A second-choice location for the community center in the Newport
Coast Park project was shot down by the Irvine Co. last week. The
community center would take up needed space for playing fields and
would violate terms of a lawsuit settlement that protects migrating
animal species from the effects of night lighting, a company
representative told local leaders. The park will be built near the
top of Ridge Park Road.
Instead, the Irvine Co. suggested a 2.5-acre parcel about a
quarter mile north of the intersection of Newport Coast Drive and San
Joaquin Hills Road.
“It makes good sense,” said Jim McGee, chairman of the Newport
Coast Advisory Committee, which is steering efforts to build the
community center.
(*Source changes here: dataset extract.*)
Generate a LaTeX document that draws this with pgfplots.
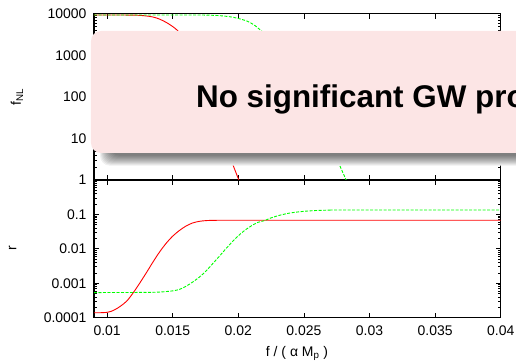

McGee said that the committee has abandoned the
Newport Coast Park site in favor of this parcel as their
second-choice location.
The next steps are to select an architect to draw up initial site
plans and to revisit whether residents want a community center at
all.
“The preliminary opinions that we received approximately a year
and a half ago were that most people that responded to a survey were
in favor of the concept of a community center,” McGee said. “We’re
going to test public opinion again and, assuming that public opinion
has not significantly changed, we’ll be asking what types of
amenities people want at a community center.”
The favored site in Newport Ridge Park is owned by the Newport
Ridge Community Assn. Residents who support a community center hope
that, by emphasizing the benefits to the association and its
homeowners, they can persuade the association to donate the land.